Robotic fish are nothing new. Researchers have studied and developed different robotic fish that mimic the real thing and provide valuable data to scientists. Often it is manking reaping the benefits of these robotic fish as they glean data and information we can tap into but one scientist is looking to close the loop and combine human ingenuity and nature’s wisdom to protect a species or ecosystem.
Maurizio Porfiri, assistant professor of mechanical engineering at the Polytechnic Institute of New York University, is getting near that objective with his innovative behavioral research of schooling fish. Porfini received funding from the National Science Foundation (NSF) and the organization’s prestigious Faculty Early Career Development (CAREER) award. Porfiri’s findings led him to create a series of biologically inspired robots that may help preserve and protect marine life.
“Studies of schools of fish, flocks of birds and herds of animals have inspired robotic systems designed for our own applications,” said Porfiri. “But I wanted to see if I could close the gap, bringing some of those benefits back into the natural world.”
Porfiri studied how leadership is established in schooling fish populations and discovered quite a vast system of information sharing.
“They decide when to school based on a wide variety of factors, including vision and pressure cues from other fish,” adds Porfiri. “By studying these cues, we can learn how school members recognize–and follow–a leader.”
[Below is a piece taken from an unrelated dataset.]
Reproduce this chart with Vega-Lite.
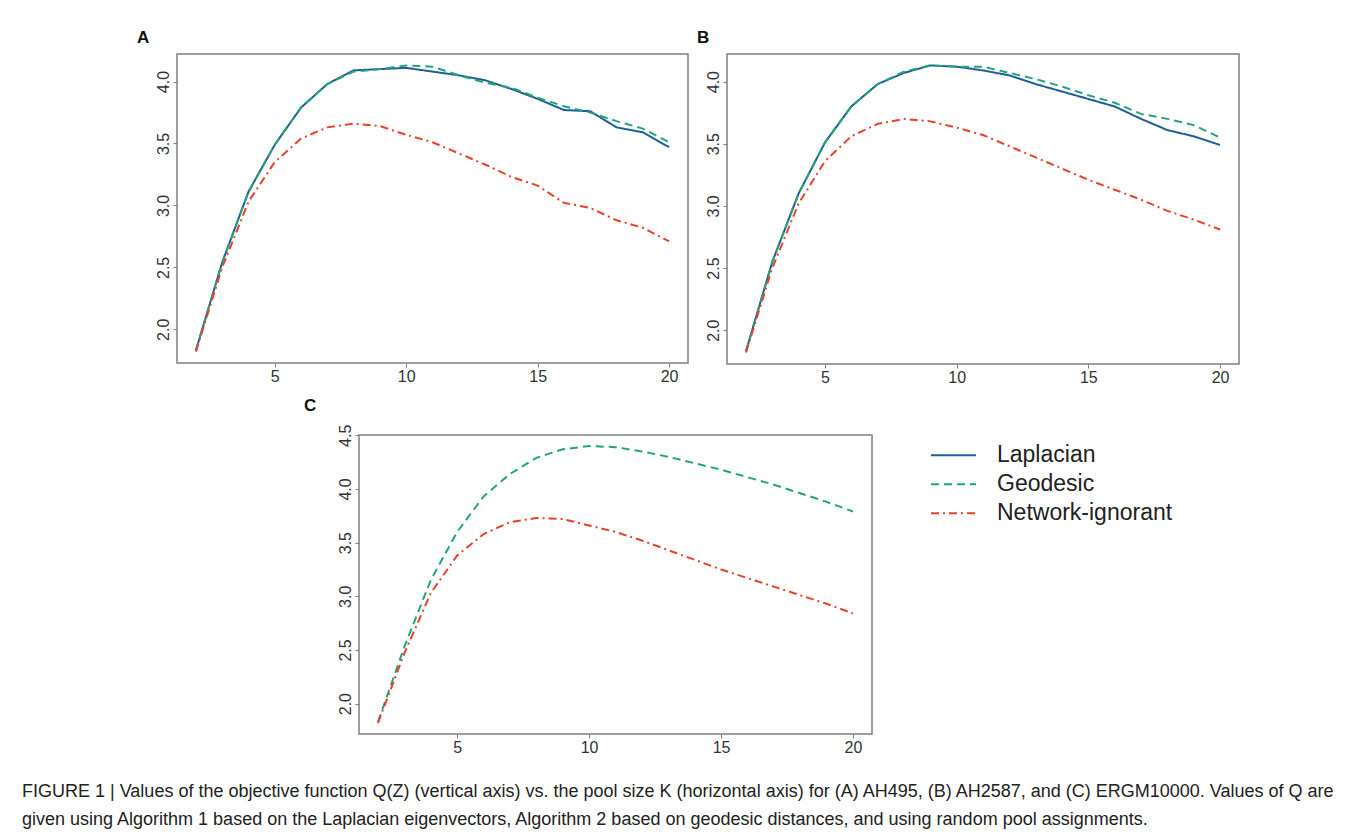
{
  "$schema": "https://vega.github.io/schema/vega-lite/v6.json",
  "background": "white",
  "padding": {"left": 22, "top": 28, "right": 10, "bottom": 10},
  "data": {"values": [
    {"p":"A","m":"Laplacian","K":2,"Q":1.83},{"p":"A","m":"Laplacian","K":3,"Q":2.54},{"p":"A","m":"Laplacian","K":4,"Q":3.11},{"p":"A","m":"Laplacian","K":5,"Q":3.49},{"p":"A","m":"Laplacian","K":6,"Q":3.79},{"p":"A","m":"Laplacian","K":7,"Q":3.98},{"p":"A","m":"Laplacian","K":8,"Q":4.09},{"p":"A","m":"Laplacian","K":9,"Q":4.10},{"p":"A","m":"Laplacian","K":10,"Q":4.11},{"p":"A","m":"Laplacian","K":11,"Q":4.08},{"p":"A","m":"Laplacian","K":12,"Q":4.05},{"p":"A","m":"Laplacian","K":13,"Q":4.01},{"p":"A","m":"Laplacian","K":14,"Q":3.94},{"p":"A","m":"Laplacian","K":15,"Q":3.86},{"p":"A","m":"Laplacian","K":16,"Q":3.77},{"p":"A","m":"Laplacian","K":17,"Q":3.76},{"p":"A","m":"Laplacian","K":18,"Q":3.63},{"p":"A","m":"Laplacian","K":19,"Q":3.59},{"p":"A","m":"Laplacian","K":20,"Q":3.47},
    {"p":"A","m":"Geodesic","K":2,"Q":1.83},{"p":"A","m":"Geodesic","K":3,"Q":2.54},{"p":"A","m":"Geodesic","K":4,"Q":3.11},{"p":"A","m":"Geodesic","K":5,"Q":3.49},{"p":"A","m":"Geodesic","K":6,"Q":3.79},{"p":"A","m":"Geodesic","K":7,"Q":3.98},{"p":"A","m":"Geodesic","K":8,"Q":4.08},{"p":"A","m":"Geodesic","K":9,"Q":4.10},{"p":"A","m":"Geodesic","K":10,"Q":4.13},{"p":"A","m":"Geodesic","K":11,"Q":4.12},{"p":"A","m":"Geodesic","K":12,"Q":4.05},{"p":"A","m":"Geodesic","K":13,"Q":3.99},{"p":"A","m":"Geodesic","K":14,"Q":3.95},{"p":"A","m":"Geodesic","K":15,"Q":3.87},{"p":"A","m":"Geodesic","K":16,"Q":3.80},{"p":"A","m":"Geodesic","K":17,"Q":3.75},{"p":"A","m":"Geodesic","K":18,"Q":3.68},{"p":"A","m":"Geodesic","K":19,"Q":3.62},{"p":"A","m":"Geodesic","K":20,"Q":3.51},
    {"p":"A","m":"Network-ignorant","K":2,"Q":1.82},{"p":"A","m":"Network-ignorant","K":3,"Q":2.50},{"p":"A","m":"Network-ignorant","K":4,"Q":3.03},{"p":"A","m":"Network-ignorant","K":5,"Q":3.35},{"p":"A","m":"Network-ignorant","K":6,"Q":3.54},{"p":"A","m":"Network-ignorant","K":7,"Q":3.63},{"p":"A","m":"Network-ignorant","K":8,"Q":3.66},{"p":"A","m":"Network-ignorant","K":9,"Q":3.64},{"p":"A","m":"Network-ignorant","K":10,"Q":3.57},{"p":"A","m":"Network-ignorant","K":11,"Q":3.51},{"p":"A","m":"Network-ignorant","K":12,"Q":3.42},{"p":"A","m":"Network-ignorant","K":13,"Q":3.33},{"p":"A","m":"Network-ignorant","K":14,"Q":3.23},{"p":"A","m":"Network-ignorant","K":15,"Q":3.16},{"p":"A","m":"Network-ignorant","K":16,"Q":3.02},{"p":"A","m":"Network-ignorant","K":17,"Q":2.98},{"p":"A","m":"Network-ignorant","K":18,"Q":2.88},{"p":"A","m":"Network-ignorant","K":19,"Q":2.82},{"p":"A","m":"Network-ignorant","K":20,"Q":2.71},
    {"p":"B","m":"Laplacian","K":2,"Q":1.83},{"p":"B","m":"Laplacian","K":3,"Q":2.55},{"p":"B","m":"Laplacian","K":4,"Q":3.10},{"p":"B","m":"Laplacian","K":5,"Q":3.51},{"p":"B","m":"Laplacian","K":6,"Q":3.80},{"p":"B","m":"Laplacian","K":7,"Q":3.98},{"p":"B","m":"Laplacian","K":8,"Q":4.07},{"p":"B","m":"Laplacian","K":9,"Q":4.13},{"p":"B","m":"Laplacian","K":10,"Q":4.12},{"p":"B","m":"Laplacian","K":11,"Q":4.09},{"p":"B","m":"Laplacian","K":12,"Q":4.05},{"p":"B","m":"Laplacian","K":13,"Q":3.98},{"p":"B","m":"Laplacian","K":14,"Q":3.92},{"p":"B","m":"Laplacian","K":15,"Q":3.86},{"p":"B","m":"Laplacian","K":16,"Q":3.80},{"p":"B","m":"Laplacian","K":17,"Q":3.70},{"p":"B","m":"Laplacian","K":18,"Q":3.61},{"p":"B","m":"Laplacian","K":19,"Q":3.56},{"p":"B","m":"Laplacian","K":20,"Q":3.49},
    {"p":"B","m":"Geodesic","K":2,"Q":1.83},{"p":"B","m":"Geodesic","K":3,"Q":2.55},{"p":"B","m":"Geodesic","K":4,"Q":3.10},{"p":"B","m":"Geodesic","K":5,"Q":3.51},{"p":"B","m":"Geodesic","K":6,"Q":3.80},{"p":"B","m":"Geodesic","K":7,"Q":3.98},{"p":"B","m":"Geodesic","K":8,"Q":4.08},{"p":"B","m":"Geodesic","K":9,"Q":4.13},{"p":"B","m":"Geodesic","K":10,"Q":4.12},{"p":"B","m":"Geodesic","K":11,"Q":4.12},{"p":"B","m":"Geodesic","K":12,"Q":4.07},{"p":"B","m":"Geodesic","K":13,"Q":4.02},{"p":"B","m":"Geodesic","K":14,"Q":3.96},{"p":"B","m":"Geodesic","K":15,"Q":3.89},{"p":"B","m":"Geodesic","K":16,"Q":3.83},{"p":"B","m":"Geodesic","K":17,"Q":3.74},{"p":"B","m":"Geodesic","K":18,"Q":3.70},{"p":"B","m":"Geodesic","K":19,"Q":3.65},{"p":"B","m":"Geodesic","K":20,"Q":3.55},
    {"p":"B","m":"Network-ignorant","K":2,"Q":1.82},{"p":"B","m":"Network-ignorant","K":3,"Q":2.50},{"p":"B","m":"Network-ignorant","K":4,"Q":3.02},{"p":"B","m":"Network-ignorant","K":5,"Q":3.36},{"p":"B","m":"Network-ignorant","K":6,"Q":3.56},{"p":"B","m":"Network-ignorant","K":7,"Q":3.66},{"p":"B","m":"Network-ignorant","K":8,"Q":3.70},{"p":"B","m":"Network-ignorant","K":9,"Q":3.68},{"p":"B","m":"Network-ignorant","K":10,"Q":3.63},{"p":"B","m":"Network-ignorant","K":11,"Q":3.57},{"p":"B","m":"Network-ignorant","K":12,"Q":3.48},{"p":"B","m":"Network-ignorant","K":13,"Q":3.39},{"p":"B","m":"Network-ignorant","K":14,"Q":3.30},{"p":"B","m":"Network-ignorant","K":15,"Q":3.21},{"p":"B","m":"Network-ignorant","K":16,"Q":3.13},{"p":"B","m":"Network-ignorant","K":17,"Q":3.05},{"p":"B","m":"Network-ignorant","K":18,"Q":2.96},{"p":"B","m":"Network-ignorant","K":19,"Q":2.89},{"p":"B","m":"Network-ignorant","K":20,"Q":2.81},
    {"p":"C","m":"Geodesic","K":2,"Q":1.83},{"p":"C","m":"Geodesic","K":3,"Q":2.53},{"p":"C","m":"Geodesic","K":4,"Q":3.15},{"p":"C","m":"Geodesic","K":5,"Q":3.60},{"p":"C","m":"Geodesic","K":6,"Q":3.93},{"p":"C","m":"Geodesic","K":7,"Q":4.14},{"p":"C","m":"Geodesic","K":8,"Q":4.29},{"p":"C","m":"Geodesic","K":9,"Q":4.37},{"p":"C","m":"Geodesic","K":10,"Q":4.40},{"p":"C","m":"Geodesic","K":11,"Q":4.39},{"p":"C","m":"Geodesic","K":12,"Q":4.35},{"p":"C","m":"Geodesic","K":13,"Q":4.30},{"p":"C","m":"Geodesic","K":14,"Q":4.24},{"p":"C","m":"Geodesic","K":15,"Q":4.18},{"p":"C","m":"Geodesic","K":16,"Q":4.11},{"p":"C","m":"Geodesic","K":17,"Q":4.04},{"p":"C","m":"Geodesic","K":18,"Q":3.96},{"p":"C","m":"Geodesic","K":19,"Q":3.88},{"p":"C","m":"Geodesic","K":20,"Q":3.79},
    {"p":"C","m":"Network-ignorant","K":2,"Q":1.82},{"p":"C","m":"Network-ignorant","K":3,"Q":2.47},{"p":"C","m":"Network-ignorant","K":4,"Q":3.03},{"p":"C","m":"Network-ignorant","K":5,"Q":3.38},{"p":"C","m":"Network-ignorant","K":6,"Q":3.58},{"p":"C","m":"Network-ignorant","K":7,"Q":3.69},{"p":"C","m":"Network-ignorant","K":8,"Q":3.73},{"p":"C","m":"Network-ignorant","K":9,"Q":3.72},{"p":"C","m":"Network-ignorant","K":10,"Q":3.66},{"p":"C","m":"Network-ignorant","K":11,"Q":3.60},{"p":"C","m":"Network-ignorant","K":12,"Q":3.52},{"p":"C","m":"Network-ignorant","K":13,"Q":3.43},{"p":"C","m":"Network-ignorant","K":14,"Q":3.34},{"p":"C","m":"Network-ignorant","K":15,"Q":3.25},{"p":"C","m":"Network-ignorant","K":16,"Q":3.17},{"p":"C","m":"Network-ignorant","K":17,"Q":3.09},{"p":"C","m":"Network-ignorant","K":18,"Q":3.01},{"p":"C","m":"Network-ignorant","K":19,"Q":2.93},{"p":"C","m":"Network-ignorant","K":20,"Q":2.84}
  ]},
  "title": {
    "text": [
      "FIGURE 1 | Values of the objective function Q(Z) (vertical axis) vs. the pool size K (horizontal axis) for (A) AH495, (B) AH2587, and (C) ERGM10000. Values of Q are",
      "given using Algorithm 1 based on the Laplacian eigenvectors, Algorithm 2 based on geodesic distances, and using random pool assignments."
    ],
    "orient": "bottom",
    "anchor": "start",
    "frame": "group",
    "baseline": "top",
    "dx": -155,
    "offset": 27,
    "font": "Liberation Sans",
    "fontSize": 18,
    "fontWeight": "normal",
    "color": "#222222",
    "lineHeight": 28
  },
  "spacing": 10,
  "vconcat": [
    {
      "spacing": 39,
      "bounds": "flush",
      "hconcat": [
        {
          "width": 511, "height": 309,
          "title": {"text": "A", "dx": -40, "offset": 7},
          "transform": [{"filter": "datum.p == 'A'"}],
          "mark": {"type": "line", "strokeWidth": 2},
          "encoding": {
            "x": {"field": "K", "type": "quantitative", "scale": {"domain": [1.28, 20.72], "nice": false, "zero": false}, "axis": {"values": [5, 10, 15, 20]}},
            "y": {"field": "Q", "type": "quantitative", "scale": {"domain": [1.728, 4.222], "nice": false, "zero": false}, "axis": {"values": [2, 2.5, 3, 3.5, 4], "format": ".1f"}},
            "color": {"field": "m", "type": "nominal", "title": null, "scale": {"domain": ["Laplacian", "Geodesic", "Network-ignorant"], "range": ["#1f5f99", "#22a57a", "#e8402a"]}},
            "strokeDash": {"field": "m", "type": "nominal", "title": null, "scale": {"domain": ["Laplacian", "Geodesic", "Network-ignorant"], "range": [[1, 0], [8, 5], [8, 4, 2, 4]]}}
          }
        },
        {
          "width": 512, "height": 310,
          "title": {"text": "B", "dx": -30, "offset": 7},
          "transform": [{"filter": "datum.p == 'B'"}],
          "mark": {"type": "line", "strokeWidth": 2},
          "encoding": {
            "x": {"field": "K", "type": "quantitative", "scale": {"domain": [1.28, 20.72], "nice": false, "zero": false}, "axis": {"values": [5, 10, 15, 20]}},
            "y": {"field": "Q", "type": "quantitative", "scale": {"domain": [1.728, 4.222], "nice": false, "zero": false}, "axis": {"values": [2, 2.5, 3, 3.5, 4], "format": ".1f"}},
            "color": {"field": "m", "type": "nominal", "title": null, "scale": {"domain": ["Laplacian", "Geodesic", "Network-ignorant"], "range": ["#1f5f99", "#22a57a", "#e8402a"]}},
            "strokeDash": {"field": "m", "type": "nominal", "title": null, "scale": {"domain": ["Laplacian", "Geodesic", "Network-ignorant"], "range": [[1, 0], [8, 5], [8, 4, 2, 4]]}}
          }
        }
      ]
    },
    {
      "spacing": 0,
      "bounds": "flush",
      "hconcat": [
        {
          "width": 182, "height": 299,
          "view": {"stroke": null},
          "data": {"values": [{"t": ""}]},
          "mark": {"type": "text"},
          "encoding": {"text": {"field": "t", "type": "nominal"}}
        },
        {
          "width": 513, "height": 299,
          "title": {"text": "C", "dx": -55, "offset": 9},
          "transform": [{"filter": "datum.p == 'C'"}],
          "mark": {"type": "line", "strokeWidth": 2},
          "encoding": {
            "x": {"field": "K", "type": "quantitative", "scale": {"domain": [1.28, 20.72], "nice": false, "zero": false}, "axis": {"values": [5, 10, 15, 20]}},
            "y": {"field": "Q", "type": "quantitative", "scale": {"domain": [1.717, 4.503], "nice": false, "zero": false}, "axis": {"values": [2, 2.5, 3, 3.5, 4, 4.5], "format": ".1f"}},
            "color": {"field": "m", "type": "nominal", "title": null, "scale": {"domain": ["Laplacian", "Geodesic", "Network-ignorant"], "range": ["#1f5f99", "#22a57a", "#e8402a"]}},
            "strokeDash": {"field": "m", "type": "nominal", "title": null, "scale": {"domain": ["Laplacian", "Geodesic", "Network-ignorant"], "range": [[1, 0], [8, 5], [8, 4, 2, 4]]}}
          }
        }
      ]
    }
  ],
  "config": {
    "font": "Liberation Sans",
    "view": {"stroke": "#808080", "strokeWidth": 1.5},
    "title": {"font": "Liberation Sans", "fontSize": 17, "fontWeight": "bold", "color": "#111111", "anchor": "start", "frame": "group", "baseline": "alphabetic"},
    "axis": {"domain": false, "grid": false, "ticks": true, "tickColor": "#808080", "tickSize": 4, "tickWidth": 1, "labelFont": "Liberation Sans", "labelFontSize": 16, "labelColor": "#333333", "labelPadding": 1, "title": null},
    "axisY": {"labelAngle": -90, "labelAlign": "center", "labelBaseline": "bottom", "labelPadding": 2},
    "legend": {
      "orient": "none", "legendX": 753, "legendY": 387,
      "padding": 0,
      "symbolType": "stroke", "symbolSize": 2025, "symbolStrokeWidth": 2,
      "labelFont": "Liberation Sans", "labelFontSize": 23, "labelColor": "#222222", "labelLimit": 400,
      "labelOffset": 20, "rowPadding": 0, "clipHeight": 28.5
    }
  }
}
The remarkable part of Porfiri’s study was seeing if he could incorporate an impostor into the group that could establish and enforce leadership. The use of a robot could help lead the group out of dangerous situations — oil spills, chemical spills, man-made dangers or other natural disasters that could be an immediate threat to the school.
So Porfiri doesn’t win points for creating a fish that visually mimics other fish but his robotic leader fish is quite agile. In early tests where the robo-leader is deployed around groups of gregarious fish, these robotic members have been effective at influencing the school’s behavior. Porfiri suggests that one of the secrets to the robots’ ability to successfully school with real fish may lie in their mimicry of the swim characteristics of real fish. Although the first generation of robotic fish can only move laterally on a plane, the next iterations will be able to dive and surface.